Marissa Moss (born September 29, 1959, Jeannette, Pennsylvania) is an American children's book author. (wikipedia)
With the big publishers, they publish 50 books and promote five.
My memories of being nine or ten years old are especially vivid, since this is the time when you have a real sense of who you are - before the self-conscious preteen years start.
Long before 'Diary of a Wimpy Kid', 'Dork Diaries', and the graphic novel explosion, only a small press like Tricycle was willing to take a risk on such an innovative format.
It is often while you are looking for something else entirely that you make the most amazing finds.
New York publishing is about, 'What's the next Harry Potter? What's the next Twilight?' When I've approached people, I've asked, 'What is the book you've been dying to do, but New York won't do?' I want the books that they think won't sell - because I think they will.

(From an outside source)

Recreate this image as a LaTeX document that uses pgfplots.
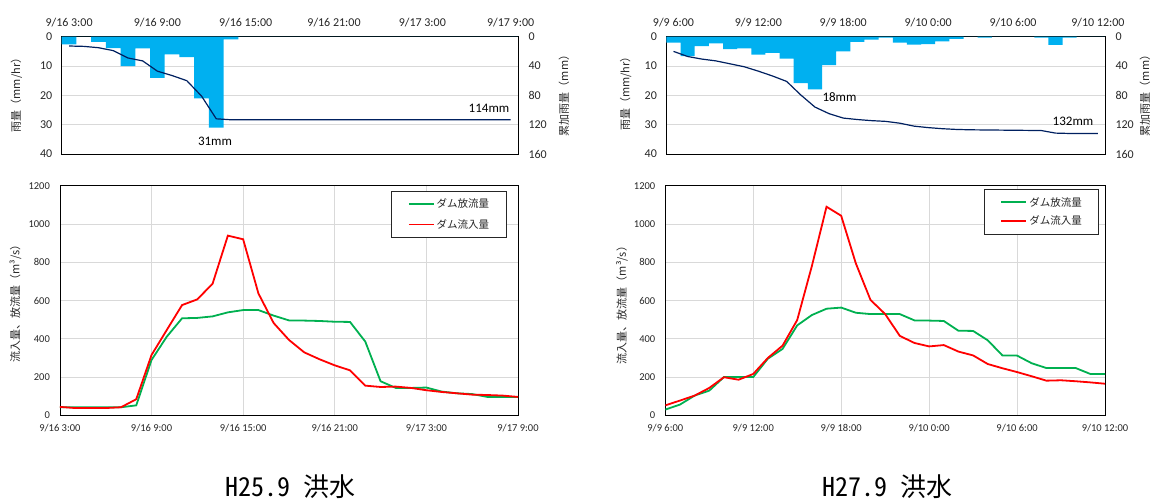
\documentclass[border=0pt]{standalone}
\usepackage{pgfplots}
\pgfplotsset{compat=1.18}
\usepackage{fontspec}
\usepackage{graphicx}
\setmainfont{Carlito}
\newfontfamily\jp{Noto Sans CJK JP}
\newfontfamily\jphw{Noto Sans CJK JP}[RawFeature=+hwid]
\definecolor{barblue}{HTML}{00B0F0}
\definecolor{navy}{HTML}{002060}
\definecolor{dgreen}{HTML}{00B050}
\definecolor{gridgray}{HTML}{D9D9D9}
\definecolor{txt}{HTML}{262626}

\pgfplotsset{
  rainax/.style={
    scale only axis, anchor=center, height=117.3pt,
    xmin=-0.5, xmax=30.5, ymin=0, ymax=40, y dir=reverse,
    axis line style={black, line width=0.8pt},
    major tick length=0pt,
    ytick={0,10,20,30,40}, ymajorgrids, grid style={gridgray, line width=0.8pt},
    xtick={0,6,12,18,24,30}, xtick pos=top, xticklabel pos=top, ytick pos=left,
    tick label style={font=\fontsize{12}{14}\selectfont, text=txt},
    xticklabel style={yshift=6pt},
    yticklabel style={xshift=-6pt},
    /pgf/number format/assume math mode=true,
  },
  cumax/.style={
    scale only axis, anchor=center, height=117.3pt,
    xmin=-0.5, xmax=30.5, ymin=0, ymax=160, y dir=reverse,
    axis y line*=right, axis x line=none,
    axis line style={black, line width=0.8pt},
    major tick length=0pt, ytick={0,40,80,120,160},
    tick label style={font=\fontsize{12}{14}\selectfont, text=txt},
    yticklabel style={xshift=7pt},
    /pgf/number format/assume math mode=true,
  },
  flowax/.style={
    scale only axis, anchor=center, height=229.6pt,
    xmin=0, xmax=30, ymin=0, ymax=1200,
    axis line style={black, line width=0.8pt},
    major tick length=0pt,
    xtick={0,6,12,18,24,30}, ytick={0,200,400,600,800,1000,1200},
    grid=major, grid style={gridgray, line width=0.8pt},
    tick label style={font=\fontsize{10.5}{12}\selectfont, text=txt},
    xticklabel style={yshift=-5pt},
    yticklabel style={xshift=-6.5pt},
    /pgf/number format/assume math mode=true,
    /pgf/number format/1000 sep={},
    legend image code/.code={\draw[##1] (0pt,0pt) -- (25pt,0pt);},
    legend cell align=left,
  },
  rel/.style={dgreen, line width=1.8pt},
  inf/.style={red, line width=1.8pt},
}

\begin{document}
\begin{tikzpicture}[x=1pt,y=1pt]
\path[use as bounding box] (0,0) rectangle (1152,499);
\coordinate (LT) at (289.85,403.65);
\coordinate (RT) at (885.7,403.65);
\coordinate (LB) at (288.95,198.5);
\coordinate (RB) at (885.15,198.5);

% ===== Left top: rainfall H25.9 =====
\begin{axis}[rainax, at={(LT)}, width=456.3pt,
  xticklabels={9/16 3:00,9/16 9:00,9/16 15:00,9/16 21:00,9/17 3:00,9/17 9:00}]
\addplot[ybar, bar width=1, bar shift=0pt, fill=barblue, draw=none] coordinates {
(0,2.6)(1,0)(2,1.8)(3,3.9)(4,10)(5,4)(6,14)(7,6)(8,7)(9,21)(10,31)(11,0.9)
(12,0)(13,0)(14,0)(15,0)(16,0)(17,0)(18,0)(19,0)(20,0)(21,0)(22,0)(23,0)(24,0)
(25,0)(26,0)(27,0)(28,0)(29,0)(30,0)};
\end{axis}
\begin{axis}[cumax, at={(LT)}, width=456.3pt]
\addplot[navy, line width=1.2pt] coordinates {
(0,12.7)(1,13.2)(2,15)(3,19)(4,29)(5,33)(6,47)(7,53)(8,60)(9,81)(10,112)(11,113.3)
(12,113.3)(13,113.3)(14,113.3)(15,113.3)(16,113.3)(17,113.3)(18,113.3)(19,113.3)
(20,113.3)(21,113.3)(22,113.3)(23,113.3)(24,113.3)(25,113.3)(26,113.3)(27,113.3)
(28,113.3)(29,113.3)(30,113.3)};
\end{axis}

% ===== Right top: rainfall H27.9 =====
\begin{axis}[rainax, at={(RT)}, width=438.6pt,
  xticklabels={9/9 6:00,9/9 12:00,9/9 18:00,9/10 0:00,9/10 6:00,9/10 12:00}]
\addplot[ybar, bar width=1, bar shift=0pt, fill=barblue, draw=none] coordinates {
(0,2)(1,6.6)(2,3.2)(3,2.3)(4,4.2)(5,4)(6,6.1)(7,5.5)(8,7.5)(9,15.8)(10,18)(11,9.7)
(12,5)(13,1.8)(14,1)(15,0.3)(16,2)(17,2.7)(18,2.5)(19,1.6)(20,0.7)(21,0)(22,0.3)
(23,0)(24,0)(25,0)(26,0.3)(27,2.8)(28,0.3)(29,0)(30,0)};
\end{axis}
\begin{axis}[cumax, at={(RT)}, width=438.6pt]
\addplot[navy, line width=1.2pt] coordinates {
(0,20)(1,27)(2,30.5)(3,33)(4,37)(5,41)(6,47)(7,53.6)(8,61)(9,79.5)(10,96)(11,105)
(12,111)(13,113)(14,114.5)(15,115.5)(16,118)(17,122)(18,124)(19,125.5)(20,126.5)
(21,127)(22,127.2)(23,127.4)(24,127.6)(25,127.8)(26,128)(27,131.5)(28,132)(29,132)(30,132)};
\end{axis}

% ===== Left bottom: flow H25.9 =====
\begin{axis}[flowax, at={(LB)}, width=458.1pt,
  xticklabels={9/16 3:00,9/16 9:00,9/16 15:00,9/16 21:00,9/17 3:00,9/17 9:00},
  legend style={at={(0.7217,0.9769)}, anchor=north west, draw=black!85, line width=0.8pt,
    font=\jp\fontsize{10.5}{12}\selectfont, text=txt, inner xsep=17pt, inner ysep=7pt,
    row sep=9pt, column sep=1.5pt, nodes={inner sep=0.5pt}}]
\addplot[rel] coordinates {
(0,42)(1,42)(2,42)(3,42)(4,42)(5,52)(6,289)(7,411)(8,507)(9,509)(10,517)(11,538)
(12,550)(13,550)(14,521)(15,496)(16,495)(17,493)(18,489)(19,488)(20,385)(21,178)
(22,143)(23,143)(24,145)(25,124)(26,115)(27,111)(28,96)(29,96)(30,96)};
\addlegendentry{ダム放流量}
\addplot[inf] coordinates {
(0,44)(1,38)(2,38)(3,38)(4,42)(5,84)(6,315)(7,446)(8,576)(9,606)(10,688)(11,939)
(12,920)(13,637)(14,482)(15,394)(16,329)(17,293)(18,261)(19,235)(20,155)(21,148)
(22,150)(23,143)(24,131)(25,122)(26,115)(27,108)(28,106)(29,103)(30,96)};
\addlegendentry{ダム流入量}
\end{axis}

% ===== Right bottom: flow H27.9 =====
\begin{axis}[flowax, at={(RB)}, width=439.7pt,
  xticklabels={9/9 6:00,9/9 12:00,9/9 18:00,9/10 0:00,9/10 6:00,9/10 12:00},
  legend style={at={(0.7243,0.9843)}, anchor=north west, draw=black!85, line width=0.8pt,
    font=\jp\fontsize{10.5}{12}\selectfont, text=txt, inner xsep=16pt, inner ysep=7pt,
    row sep=7.5pt, column sep=2pt, nodes={inner sep=0.5pt}}]
\addplot[rel] coordinates {
(0,30)(1,56)(2,103)(3,129)(4,200)(5,200)(6,200)(7,296)(8,347)(9,470)(10,524)(11,557)
(12,563)(13,536)(14,529)(15,529)(16,529)(17,496)(18,495)(19,493)(20,442)(21,441)
(22,392)(23,313)(24,312)(25,272)(26,247)(27,247)(28,247)(29,216)(30,216)};
\addlegendentry{ダム放流量}
\addplot[inf] coordinates {
(0,52)(1,77)(2,103)(3,143)(4,199)(5,186)(6,216)(7,300)(8,364)(9,498)(10,780)(11,1090)
(12,1043)(13,794)(14,603)(15,529)(16,415)(17,378)(18,360)(19,367)(20,333)(21,313)
(22,268)(23,246)(24,226)(25,204)(26,181)(27,183)(28,178)(29,172)(30,165)};
\addlegendentry{ダム流入量}
\end{axis}

% ===== Axis titles =====
\begin{scope}[every node/.style={font=\jp\fontsize{11}{13}\selectfont, text=txt, rotate=90, inner sep=0pt}]
\node at (16.5,406.5) {雨量（mm/hr）};
\node at (564,406) {累加雨量（mm）};
\node at (625.6,408) {雨量（mm/hr）};
\node at (1145,406) {累加雨量（mm）};
\node at (15.4,198.2) {流入量、放流量（m³/s）};
\node at (622,196.5) {流入量、放流量（m³/s）};
\end{scope}

% ===== Annotations =====
\begin{scope}[every node/.style={font=\fontsize{13}{15}\selectfont, text=black, inner sep=0pt}]
\node at (215,358) {31mm};
\node at (489,390.3) {114mm};
\node at (839.5,401.7) {18mm};
\node at (1073,378) {132mm};
\end{scope}

% ===== Captions =====
\node[font=\jphw\fontsize{26}{30}\selectfont, inner sep=0pt] at (290,12) {H25.9 洪水};
\node[font=\jphw\fontsize{26}{30}\selectfont, inner sep=0pt] at (887.5,12) {H27.9 洪水};
\end{tikzpicture}
\end{document}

Notebooks allow for all kinds of record-keeping, and I kept one myself as a kid. I was attracted to mixing up words and pictures freely, since that's how I think.
Amelia shows that it's not what happens in life that counts, but rather how you frame it, how you talk about it.
Writing is hard, hard work; that's just the way it is.
Once I opened a book, I felt compelled to finish it. I was drawn into a world, and I had to know what would happen, how it would end.
Not only is writing more important than ever, but visual literacy is vital. We don't teach enough design, art, visual things. We have to recognize what we're seeing. It matters if you send someone a cluttered design. It matters more than ever.